About
The World Summit on the Information Society (WSIS) Forum is the largest annual gathering on information-and-communication technologies for development, organised around the WSIS Action Lines. 2026 is the first Forum held after the WSIS+20 review (the twenty-year review of the WSIS process, whose outcome document was adopted in December 2025), so it carries added weight in setting the next phase of global digital cooperation.
It runs in parallel with the AI for Good Global Summit and the UN Global Dialogue on AI Governance as part of Geneva's July digital week.
What we're watching
- Life after WSIS+20. This is the first Forum since the twenty-year review; watch how the Action Lines are re-aligned with the SDGs and the Global Digital Compact.
- The High-Level Track. Ministers, regulators and chief executives set the tone. And local governments and mayors have a growing seat at the table.
- One week, three processes. Sharing the week and venue with AI for Good and the Global Dialogue on AI Governance, WSIS is where the “digital cooperation” and “AI governance” conversations meet.
What to expect
- 250+ sessions across the week.
- A High-Level Track convening ministers, regulators, chief executives, civil-society heads, mayors, ambassadors and heads of UN agencies.
- Action Line facilitation meetings that connect ICT work to specific SDG targets.

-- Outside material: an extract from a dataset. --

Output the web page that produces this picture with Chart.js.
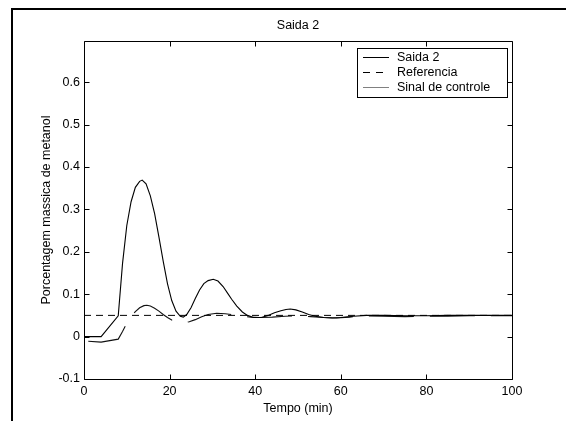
<!DOCTYPE html>
<html><head><meta charset="utf-8">
<script src="https://cdn.jsdelivr.net/npm/chart.js@4/dist/chart.umd.min.js"></script>
<style>html,body{margin:0;padding:0;background:#fff;}#wrap{width:566px;height:421px;position:relative;}</style>
</head><body><div id="wrap"><canvas id="c" width="566" height="421"></canvas></div>
<script>
const chartTitle = 'Saida 2';
const xTitle = 'Tempo (min)';
const yTitle = 'Porcentagem massica de metanol';
const seriesNames = ['Saida 2', 'Referencia', 'Sinal de controle'];
const xTicks = [0, 20, 40, 60, 80, 100];
const yTicks = [-0.1, 0, 0.1, 0.2, 0.3, 0.4, 0.5, 0.6];

const saidaT = [0, 4, 8, 9, 10, 11, 12, 13, 13.6, 14.5, 15.5, 16.5, 17.5, 18.5, 19.5, 20.5, 21.5, 22.5, 23.2, 24, 25, 26, 27, 28, 29, 30.2, 31.3, 32.5, 33.5, 34.5, 35.7, 37, 38.2, 39.6, 41.5, 43, 44.5, 46, 47.2, 48.2, 49.5, 51, 52.5, 54, 56, 58, 60, 63, 66, 70, 75, 80, 85, 90, 95, 100];
const saidaV = [0, 0, 0.049, 0.172, 0.262, 0.318, 0.352, 0.366, 0.369, 0.360, 0.332, 0.290, 0.235, 0.178, 0.125, 0.085, 0.060, 0.048, 0.046, 0.052, 0.068, 0.090, 0.110, 0.125, 0.132, 0.135, 0.131, 0.118, 0.103, 0.088, 0.072, 0.058, 0.050, 0.045, 0.045, 0.050, 0.056, 0.061, 0.064, 0.065, 0.063, 0.058, 0.052, 0.048, 0.045, 0.044, 0.045, 0.048, 0.050, 0.050, 0.049, 0.049, 0.050, 0.050, 0.050, 0.050];

const refT = [0, 100];
const refV = [0.05, 0.05];

const controlT = [1, 4, 8, 9, 10, 11, 12, 13, 14, 14.7, 15.5, 16.5, 17.5, 18.5, 19.5, 20.5, 21.5, 22.5, 23.5, 24.6, 26, 27.5, 29, 31, 33, 35, 37, 39, 41, 44, 47, 50, 53, 56, 59, 62, 66, 70, 75, 80, 85, 90, 95, 100];
const controlV = [-0.011, -0.013, -0.006, 0.012, 0.032, 0.047, 0.059, 0.068, 0.073, 0.074, 0.072, 0.067, 0.060, 0.052, 0.045, 0.039, 0.035, 0.033, 0.033, 0.035, 0.040, 0.047, 0.052, 0.055, 0.054, 0.051, 0.048, 0.046, 0.045, 0.046, 0.048, 0.049, 0.047, 0.045, 0.044, 0.046, 0.049, 0.048, 0.047, 0.048, 0.048, 0.049, 0.049, 0.049];

const FONT = '"Liberation Sans", Arial, sans-serif';
const FS = 12.5;
const pts = (t, v) => t.map((x, i) => ({x: x, y: v[i]}));

const decor = {
  id: 'decor',
  beforeDraw(chart) {
    const ctx = chart.ctx;
    ctx.save();
    ctx.fillStyle = '#fff';
    ctx.fillRect(0, 0, chart.width, chart.height);
    ctx.restore();
  },
  afterDraw(chart) {
    const ctx = chart.ctx;
    const a = chart.chartArea;
    const xs = chart.scales.x, ys = chart.scales.y;
    ctx.save();
    // outer frame (left + top)
    ctx.fillStyle = '#000';
    ctx.fillRect(11, 8, 2, chart.height - 8);
    ctx.fillRect(11, 8, chart.width - 11, 2);
    // plot box
    const L = Math.round(a.left) + 0.5, R = Math.round(a.right) + 0.5;
    const T = Math.round(a.top) + 0.5, B = Math.round(a.bottom) + 0.5;
    ctx.strokeStyle = '#000';
    ctx.lineWidth = 1;
    ctx.beginPath();
    ctx.rect(L, T, R - L, B - T);
    ctx.stroke();
    // inward ticks
    ctx.beginPath();
    xTicks.forEach(v => {
      const px = Math.round(xs.getPixelForValue(v)) + 0.5;
      ctx.moveTo(px, B); ctx.lineTo(px, B - 5);
      ctx.moveTo(px, T); ctx.lineTo(px, T + 5);
    });
    yTicks.forEach(v => {
      const py = Math.round(ys.getPixelForValue(v)) + 0.5;
      ctx.moveTo(L, py); ctx.lineTo(L + 5, py);
      ctx.moveTo(R, py); ctx.lineTo(R - 5, py);
    });
    ctx.stroke();
    // title
    ctx.fillStyle = '#000';
    ctx.font = FS + 'px ' + FONT;
    ctx.textAlign = 'center';
    ctx.textBaseline = 'middle';
    ctx.fillText(chartTitle, (a.left + a.right) / 2, 26);
    // legend
    const lx = 357.5, ly = 48.5, lw = 150, lh = 49;
    ctx.fillStyle = '#fff';
    ctx.fillRect(lx, ly, lw, lh);
    ctx.strokeStyle = '#000';
    ctx.lineWidth = 1;
    ctx.strokeRect(lx, ly, lw, lh);
    const rows = [57, 72, 87];
    const sampleStyles = [
      {c: '#000', d: []},
      {c: '#000', d: [7, 6]},
      {c: '#808080', d: []}
    ];
    rows.forEach((ry, i) => {
      ctx.beginPath();
      ctx.strokeStyle = sampleStyles[i].c;
      ctx.setLineDash(sampleStyles[i].d);
      ctx.moveTo(363, ry + 0.5);
      ctx.lineTo(389, ry + 0.5);
      ctx.stroke();
      ctx.setLineDash([]);
      ctx.fillStyle = '#000';
      ctx.textAlign = 'left';
      ctx.textBaseline = 'middle';
      ctx.fillText(seriesNames[i], 397, ry + 1);
    });
    ctx.restore();
  }
};

new Chart(document.getElementById('c'), {
  type: 'line',
  data: {
    datasets: [
      {label: seriesNames[0], data: pts(saidaT, saidaV), borderColor: '#000', borderWidth: 1.1, pointRadius: 0, tension: 0, fill: false},
      {label: seriesNames[1], data: pts(refT, refV), borderColor: '#000', borderWidth: 1, borderDash: [7, 5], pointRadius: 0, tension: 0, fill: false},
      {label: seriesNames[2], data: pts(controlT, controlV), borderColor: '#111', borderWidth: 1.1, borderDash: [45, 16], pointRadius: 0, tension: 0, fill: false}
    ]
  },
  options: {
    responsive: false,
    animation: false,
    devicePixelRatio: 1,
    layout: {padding: {top: 41, right: 54, bottom: 0, left: 0}},
    plugins: {legend: {display: false}, title: {display: false}, tooltip: {enabled: false}},
    scales: {
      x: {
        type: 'linear', min: 0, max: 100,
        grid: {display: false, drawTicks: false},
        border: {display: false},
        afterBuildTicks: s => { s.ticks = xTicks.map(v => ({value: v})); },
        afterFit: s => { s.height = 42; },
        ticks: {color: '#000', font: {family: FONT, size: FS}, padding: 5, maxRotation: 0, autoSkip: false, callback: v => String(v)},
        title: {display: true, text: xTitle, color: '#000', font: {family: FONT, size: FS}, padding: {top: 0, bottom: 5}}
      },
      y: {
        type: 'linear', min: -0.1, max: 0.697,
        grid: {display: false, drawTicks: false},
        border: {display: false},
        afterBuildTicks: s => { s.ticks = yTicks.map(v => ({value: v})); },
        afterFit: s => { s.width = 84; },
        ticks: {color: '#000', font: {family: FONT, size: FS}, padding: 4, autoSkip: false, callback: v => String(Math.round(v * 10) / 10)},
        title: {display: true, text: yTitle, color: '#000', font: {family: FONT, size: FS}, padding: {top: 39, bottom: 0}}
      }
    }
  },
  plugins: [decor]
});
</script>
</body></html>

- Workshops, country insights, and the WSIS Prizes recognising digital-development projects.
How to follow it
The forum in brief
This is the first WSIS Forum convened since the WSIS+20 review concluded, and its organising task is to turn that review’s recommendations into implementation out to 2035. Egypt took the chair from South Africa at the opening session, with Minister of Communications and Information Technology Raafat Hendy presiding over the high-level and ministerial track and due to deliver the Chair’s Summary at the close.
The Forum’s most concrete output landed on 9 July, when ITU Secretary-General Doreen Bogdan-Martin presented the WSIS Prizes 2026 at Palexpo. The fifteenth edition drew a record 1,595 submissions from 122 countries and more than 2.2 million votes, producing 18 winners, one for each WSIS Action Line, drawn from 15 countries and 3 international organizations, alongside 90 Champion projects. The Prizes are the closest thing the WSIS process has to a measured, public-facing scoreboard of digital-development projects, and their Action Line structure is what ties them back to the SDGs.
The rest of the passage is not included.